O que mais irrita é o desperdício do tema. Tinha munição pra um noir venenoso: bilionários controlando narrativa, trauma usado como descrédito, hotel flutuante de impunidade. Em vez de morder, o filme lambe: faz pose de denúncia e se comporta como release de assessoria — um textão sobre “fundação filantrópica” com cadáver debaixo da mesa. O gaslighting, que poderia cutucar feridas contemporâneas, vira muleta de roteiro para manter a protagonista calada até a hora da virada burocrática. É tudo tão asseado, tão “luxo instagramável”, que quando chega a “grande revelação” você não se choca; você boceja. E se a ideia era brincar com “será que ela imaginou?”, a direção responde com a sutileza de uma âncora caindo no seu pé.

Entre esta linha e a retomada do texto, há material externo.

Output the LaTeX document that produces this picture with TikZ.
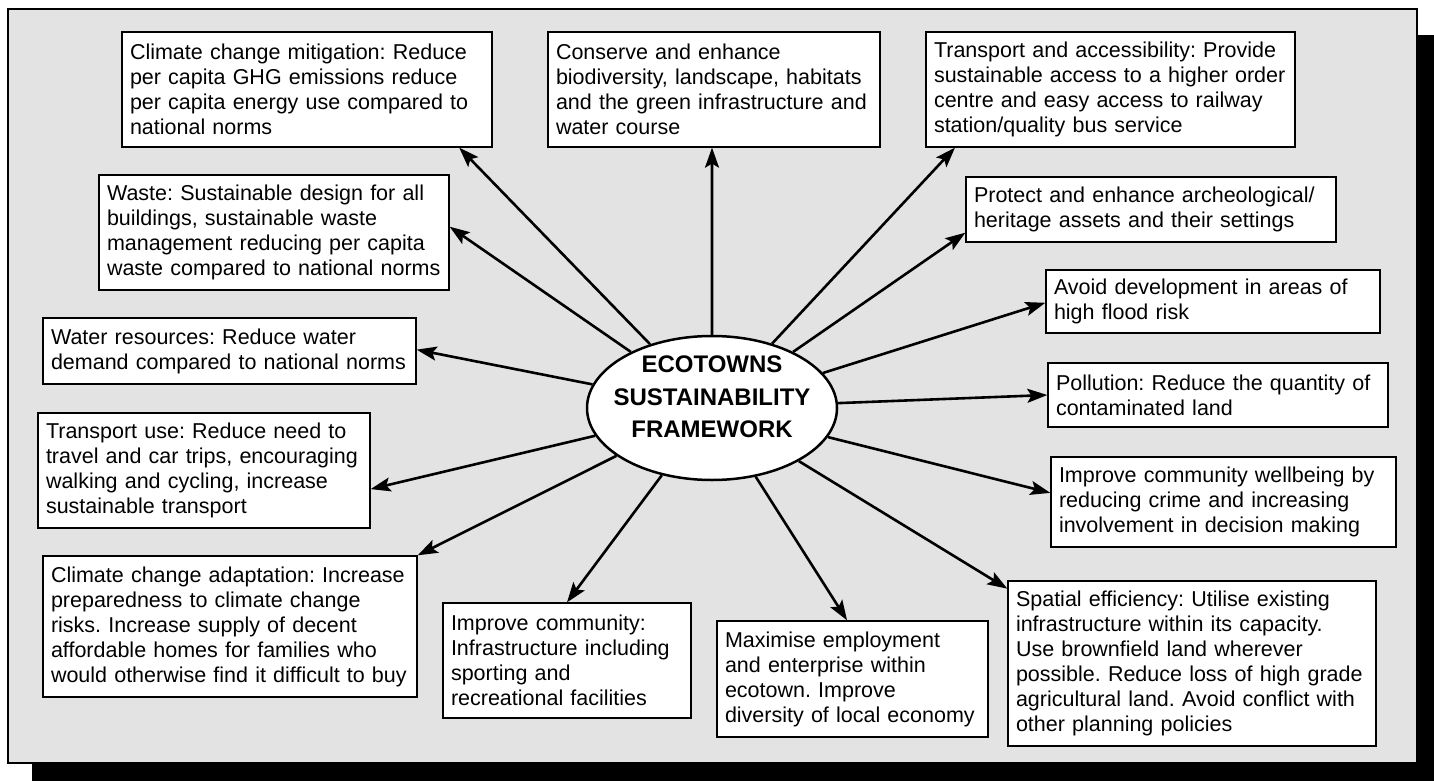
\documentclass[tikz,border=0pt]{standalone}
\usepackage{fontspec}
\setmainfont{Liberation Sans}
\usetikzlibrary{shapes.geometric,arrows.meta,calc}
\definecolor{framegray}{HTML}{E3E3E3}
\frenchspacing
\begin{document}
\begin{tikzpicture}[x=1pt,y=-1pt,
  box/.style={draw=black, line width=1.3pt, fill=white, inner xsep=8pt, inner ysep=4pt,
    align=left, font=\fontsize{21.5}{25}\selectfont},
  arr/.style={line width=2.6pt, -{Stealth[length=20pt,width=14pt,inset=4pt]}},
]
\useasboundingbox (0,0) rectangle (1434,781);
% shadow and frame
\fill[black] (32,35) rectangle (1434,781);
\filldraw[fill=framegray, draw=black, line width=2pt] (8,9) rectangle (1417,763);

% boxes
\node[box, minimum width=370pt, minimum height=115pt, text width=354pt] (mitig) at (307,89.5)
 {Climate change mitigation: Reduce\\per capita GHG emissions reduce\\per capita energy use compared to\\national norms};
\node[box, minimum width=332pt, minimum height=115pt, text width=316pt] (conserve) at (714,89.5)
 {Conserve and enhance\\biodiversity, landscape, habitats\\and the green infrastructure and\\water course};
\node[box, minimum width=369pt, minimum height=115pt, text width=353pt] (transacc) at (1110.5,89.5)
 {Transport and accessibility: Provide\\sustainable access to a higher order\\centre and easy access to railway\\station/quality bus service};
\node[box, minimum width=350pt, minimum height=115pt, text width=334pt] (waste) at (274,232.5)
 {Waste: Sustainable design for all\\buildings, sustainable waste\\management reducing per capita\\waste compared to national norms};
\node[box, minimum width=370pt, minimum height=65pt, text width=354pt] (protect) at (1151,209.5)
 {Protect and enhance archeological/\\heritage assets and their settings};
\node[box, minimum width=334pt, minimum height=63pt, text width=318pt] (avoid) at (1213,301.5)
 {Avoid development in areas of\\high flood risk};
\node[box, minimum width=373pt, minimum height=66pt, text width=357pt] (water) at (229.5,351)
 {Water resources: Reduce water\\demand compared to national norms};
\node[box, minimum width=340pt, minimum height=64pt, text width=324pt] (pollution) at (1218,395)
 {Pollution: Reduce the quantity of\\contaminated land};
\node[box, minimum width=332pt, minimum height=115pt, text width=316pt] (transuse) at (204,470.5)
 {Transport use: Reduce need to\\travel and car trips, encouraging\\walking and cycling, increase\\sustainable transport};
\node[box, minimum width=345pt, minimum height=90pt, text width=329pt] (wellbeing) at (1223.5,502)
 {Improve community wellbeing by\\reducing crime and increasing\\involvement in decision making};
\node[box, minimum width=374pt, minimum height=141pt, text width=358pt] (adapt) at (230,626.5)
 {Climate change adaptation: Increase\\preparedness to climate change\\risks. Increase supply of decent\\affordable homes for families who\\would otherwise find it difficult to buy};
\node[box, minimum width=368pt, minimum height=165pt, text width=352pt] (spatial) at (1192,663.5)
 {Spatial efficiency: Utilise existing\\infrastructure within its capacity.\\Use brownfield land wherever\\possible. Reduce loss of high grade\\agricultural land. Avoid conflict with\\other planning policies};
\node[box, minimum width=248pt, minimum height=115pt, text width=232pt] (community) at (567,660.5)
 {Improve community:\\Infrastructure including\\sporting and\\recreational facilities};
\node[box, minimum width=271pt, minimum height=116pt, text width=255pt] (employ) at (852.5,679)
 {Maximise employment\\and enterprise within\\ecotown. Improve\\diversity of local economy};

% centre
\node[draw=black, line width=2.5pt, fill=white, ellipse, minimum width=250pt, minimum height=144pt, inner sep=0pt] (eco) at (712,408) {};
\node[align=center, font=\fontsize{24}{32.5}\selectfont\bfseries] (ecotext) at (712,397)
 {ECOTOWNS\\SUSTAINABILITY\\FRAMEWORK};

% connectors
\draw[arr] (eco) -- ($(mitig.south west)!0.91!(mitig.south east)$);
\draw[arr] (eco) -- ($(conserve.south west)!0.494!(conserve.south east)$);
\draw[arr] (eco) -- ($(transacc.south west)!0.08!(transacc.south east)$);
\draw[arr] (eco) -- ($(waste.north east)!0.45!(waste.south east)$);
\draw[arr] (eco) -- ($(protect.north west)!0.85!(protect.south west)$);
\draw[arr] (eco) -- ($(avoid.north west)!0.52!(avoid.south west)$);
\draw[arr] (eco) -- ($(pollution.north west)!0.5!(pollution.south west)$);
\draw[arr] (eco) -- ($(wellbeing.north west)!0.4!(wellbeing.south west)$);
\draw[arr] (eco) -- ($(spatial.north west)!0.05!(spatial.south west)$);
\draw[arr] (eco) -- ($(employ.north west)!0.48!(employ.north east)$);
\draw[arr] (eco) -- (community.north);
\draw[arr] (eco) -- (adapt.north east);
\draw[arr] (eco) -- ($(transuse.north east)!0.66!(transuse.south east)$);
\draw[arr] (eco) -- ($(water.north east)!0.48!(water.south east)$);
\end{tikzpicture}
\end{document}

Keira Knightley até tenta, segura dignidade no vendaval de decisões idiotas, mas ninguém sobrevive a um texto que confunde engenho com cola quente. Pearce se diverte no piloto automático, Waddingham é mal usada, e o resto do elenco cumpre tabela de Clue em cruzeiro temático. No fim, “A Mulher na Cabine 10” é um thriller que prefere parecer caro a ser bom; luxo de catálogo com miolo de novela das onze que desistiu no capítulo oito. É entretenimento de aeroporto que perdeu o voo e decidiu dormir no carpete da sala VIP.

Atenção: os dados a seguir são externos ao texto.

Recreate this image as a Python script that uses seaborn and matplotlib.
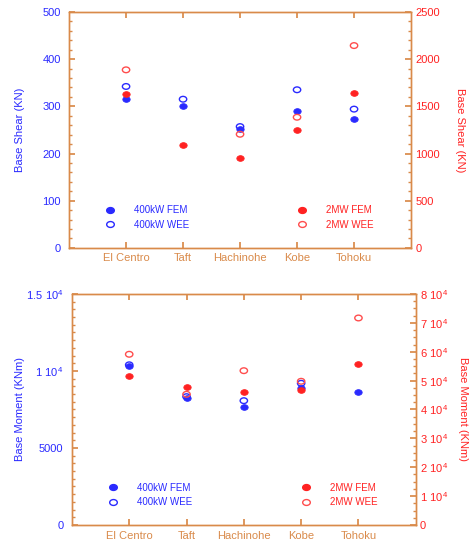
import numpy as np
import pandas as pd
import matplotlib
matplotlib.use("Agg")
import matplotlib.pyplot as plt
import matplotlib.path as mpath
from matplotlib.ticker import MultipleLocator, FuncFormatter
from matplotlib.lines import Line2D
import seaborn as sns

# -- data --
quakes = ["El Centro", "Taft", "Hachinohe", "Kobe", "Tohoku"]

shear_400_fem = [316, 301, 251, 290, 273]
shear_400_wee = [342, 315, 257, 335, 294]
shear_2mw_fem = [1628, 1094, 950, 1253, 1639]
shear_2mw_wee = [1886, np.nan, 1204, 1384, 2143]

moment_400_fem = [10344, 8227, 7682, 8877, 8617]
moment_400_wee = [10400, 8333, 8071, 9200, np.nan]
moment_2mw_fem = [51706, 47896, 46165, 46753, 55862]
moment_2mw_wee = [59117, 45264, 53437, 49766, 71688]

BLUE = "#2a2aff"
RED = "#ff2222"
RED_OPEN = "#ff4d4d"
ORANGE = "#d98a4a"

sns.set_theme(style="white")
plt.rcParams['font.family'] = ['Liberation Sans', 'DejaVu Sans']
plt.rcParams['mathtext.default'] = 'regular'
FS = 8

# flattened ellipse marker
circ = mpath.Path.unit_circle()
ell = mpath.Path(circ.vertices * np.array([1.3, 1.0]), circ.codes)


def draw(ax, vals, color, filled):
    df = pd.DataFrame({"eq": quakes, "v": vals})
    if filled:
        sns.scatterplot(data=df, x="eq", y="v", ax=ax, marker=ell, s=28,
                        color=color, edgecolor=color, linewidth=0.6, zorder=3)
    else:
        sns.scatterplot(data=df, x="eq", y="v", ax=ax, marker=ell, s=28,
                        facecolor="none", edgecolor=color, linewidth=1.0, zorder=3)


def style_axes(ax, ax2):
    for a in (ax, ax2):
        for sp in a.spines.values():
            sp.set_color(ORANGE)
            sp.set_linewidth(1.0)
        a.set_xlabel("")
    ax.set_xlim(-1, 5)
    ax.tick_params(axis="x", which="both", direction="in", top=True, bottom=True,
                   colors=ORANGE, labelcolor=ORANGE, labelsize=FS, length=4, pad=4)
    ax.tick_params(axis="y", which="both", direction="in", left=True, right=False,
                   color=ORANGE, labelcolor=BLUE, labelsize=FS, pad=6)
    ax.tick_params(axis="y", which="major", length=4)
    ax.tick_params(axis="y", which="minor", length=2)
    ax2.tick_params(axis="y", which="both", direction="in", left=False, right=True,
                    color=ORANGE, labelcolor=RED, labelsize=FS, pad=3)
    ax2.tick_params(axis="y", which="major", length=4)
    ax2.tick_params(axis="y", which="minor", length=2)
    ax2.tick_params(axis="x", which="both", top=False, bottom=False)


def legends(ax, ax2, y):
    h_blue = [Line2D([], [], ls="none", marker=ell, ms=5.5, color=BLUE, mec=BLUE),
              Line2D([], [], ls="none", marker=ell, ms=5.5, mfc="none", mec=BLUE)]
    h_red = [Line2D([], [], ls="none", marker=ell, ms=5.5, color=RED, mec=RED),
             Line2D([], [], ls="none", marker=ell, ms=5.5, mfc="none", mec=RED_OPEN)]
    lg = ax.legend(h_blue, ["400kW FEM", "400kW WEE"], loc="lower left",
                   bbox_to_anchor=(0.08, y), frameon=False, fontsize=7,
                   handlelength=1.0, handletextpad=2.0, labelspacing=0.45)
    for t in lg.get_texts():
        t.set_color(BLUE)
    lg2 = ax2.legend(h_red, ["2MW FEM", "2MW WEE"], loc="lower left",
                     bbox_to_anchor=(0.64, y), frameon=False, fontsize=7,
                     handlelength=1.0, handletextpad=2.0, labelspacing=0.45)
    for t in lg2.get_texts():
        t.set_color(RED)


fig = plt.figure(figsize=(4.73, 5.39), dpi=100)

# -- top: base shear --
ax = fig.add_axes([0.146, 0.540, 0.723, 0.438])
ax2 = ax.twinx()
draw(ax, shear_400_fem, BLUE, True)
draw(ax, shear_400_wee, BLUE, False)
draw(ax2, shear_2mw_fem, RED, True)
draw(ax2, shear_2mw_wee, RED_OPEN, False)
ax.set_ylim(0, 500)
ax2.set_ylim(0, 2500)
ax.yaxis.set_major_locator(MultipleLocator(100))
ax.yaxis.set_minor_locator(MultipleLocator(20))
ax2.yaxis.set_major_locator(MultipleLocator(500))
ax2.yaxis.set_minor_locator(MultipleLocator(100))
style_axes(ax, ax2)
ax.set_ylabel("Base Shear (KN)", color=BLUE, fontsize=FS)
ax2.set_ylabel("Base Shear (KN)", color=RED, fontsize=FS, rotation=270)
ax.yaxis.set_label_coords(-0.129, 0.5)
ax2.yaxis.set_label_coords(1.158, 0.5)
legends(ax, ax2, 0.04)

# -- bottom: base moment --
bx = fig.add_axes([0.152, 0.026, 0.727, 0.4286])
bx2 = bx.twinx()
draw(bx, moment_400_fem, BLUE, True)
draw(bx, moment_400_wee, BLUE, False)
draw(bx2, moment_2mw_fem, RED, True)
draw(bx2, moment_2mw_wee, RED_OPEN, False)
bx.set_ylim(0, 15000)
bx2.set_ylim(0, 80000)
bx.yaxis.set_major_locator(MultipleLocator(5000))
bx.yaxis.set_minor_locator(MultipleLocator(500))
bx2.yaxis.set_major_locator(MultipleLocator(10000))
bx2.yaxis.set_minor_locator(MultipleLocator(2500))


def sci_fmt(v, pos):
    if v == 0:
        return "0"
    if v < 10000:
        return f"{v:.0f}"
    m = v / 10000
    ms = f"{m:g}"
    return rf"${ms}\ 10^{{4}}$"


bx.yaxis.set_major_formatter(FuncFormatter(sci_fmt))
bx2.yaxis.set_major_formatter(FuncFormatter(sci_fmt))
style_axes(bx, bx2)
bx.set_ylabel("Base Moment (KNm)", color=BLUE, fontsize=FS)
bx2.set_ylabel("Base Moment (KNm)", color=RED, fontsize=FS, rotation=270)
bx.yaxis.set_label_coords(-0.137, 0.5)
bx2.yaxis.set_label_coords(1.153, 0.5)
legends(bx, bx2, 0.04)

fig.savefig("out.png", dpi=100)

Veredito: se suspense é mar revolto, aqui é piscina de hotel com o filtro quebrado. Salva quem quiser, mas leve boia, paciência e um podcast para quando o terceiro ato começar a se arrastar.

Nota: 2/5 caipirinhas — iate bonito, crime chato, roteiro com buraco de casco. Se fosse série, eu dropava no episódio 3. Aqui, larguei mentalmente na segunda queda d’água.